There he is, standing in the hardware aisle at Lowes, pulling out the little drawer, examining contents, measuring, fiddling, pushing the draw back in and moving down to the next drawer.
He’s in his lake finery: a baggy pair of red floral shorts, the over-sized teal blue T and boat shoes, thankfully no socks. As is my habit when we go to the building superstore, I had been wandering in more interesting places and then had to find my husband. This means walking perpendicular to the long aisles, turning my head back and forth to find him and to keep from bumping into others.
The quest today is an odd piece of metal/bolt/rod/U-ring to fix what’s broken on our ancient boat lift. From all accounts, the contraption was built sometime after the Ark hit dry land but before the Titanic NEVER saw dry land again. Yesterday, as darling nephew Micah was trying to help, the cable broke. He waved his bloody palm around and said (let me translate here), “Man oh man oh man. This funny cable broke.”
So to replace the cable, the lift had to be lifted. Upon examination of pulleys and such, it was determined that “this thing has NEVER been right.” Oh boy! A trip to Lowes!
First, however, we must remove some thickly-covered bolts, coated with lake, lake stuff, lake crud, ancient marine life, and more lake. The task began with much spraying of WD40 and scrubbing with a wire brush. AND, the emergence of the Popular Mechanics Ratchet and Socket Set. More about this later.
Much ratcheting, scrubbing, more spraying, and a few choice descriptions of how difficult the task at hand. Eventually they resorted to banging on metal. As THIS is a homing device to other men, a crowd gathered, each guy with suggestions, stories of legendary battles with bolts and always, offers to help with the metal banging.
Some bolts surrendered. Some will meet their fate, I believe, with a beast called Sawzall. That will be tomorrow.
Our family contains a great many men whose talents lie in the fixing of machines and such through unorthodox means. Recently one nephew rigged his car to run on the left over cooking oil from local restaurants. His drive way smells like Mickie Dees but the car runs on free fuel. His successes are legendary and he gives hope to anyone who ever wanted to try something strange to fix something broken beyond repair.
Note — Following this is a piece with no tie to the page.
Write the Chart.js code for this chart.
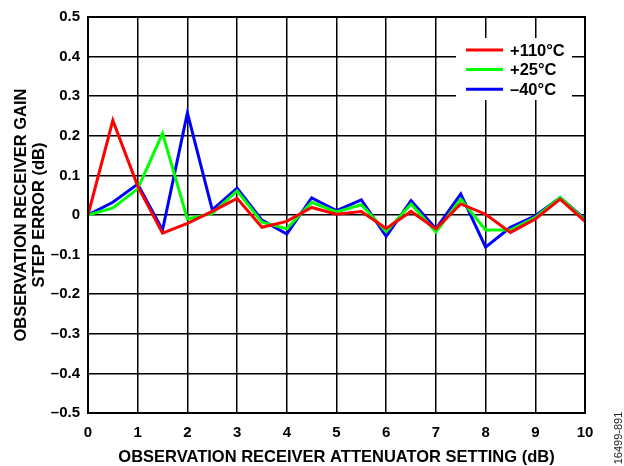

So the trip to Lowes this time. They do not have want we need. They do not have anything that fits the measurement. But, I believe we will try to squeeze, or cut, or bend (or bang) a metal piece into place.
My job for all of this is to sit, offer words of encouragement, nod and eye the progress with admiration and MOST OF ALL, stay at least 3 feet away from the Popular Mechanics Ratchet and Socket Set.
It is housed in a gray plastic case, about 12” x 5”. Inside, in the middle, lies the ratchet. Lining its bed are 14 sockets in graduating sizes, all shiny and stainless steel. Well, there are 13 because once, long, long ago, someone left the case open and I walked past it, tripped, upended it on the pier and one socket fell between the spaces on the pier and so joined several pairs of Oakley’s, some fine dog toys, a few visors, car keys and coins on the bottom of our part of Winona Lake.
From my perspective, of course I feel bad that my stumble cost one socket. In fairness to me, it was almost 6 feet below my line of vision. What with all the slots on a pier, it was only ONE…it could have been more. Also, there are so many sockets, what’s one more or less? BUT I have entered the family legend lexicon. “Watch out for Aunt Lynne…she knocked a socket into the lake.” Anytime that Popular Mechanics Ratchet and Socket Set is opened…and it seems like it is an essential part of life, like breathing, because we open it often….someone, usually a man, will notice that we are missing one socket. All family eyes turn to me.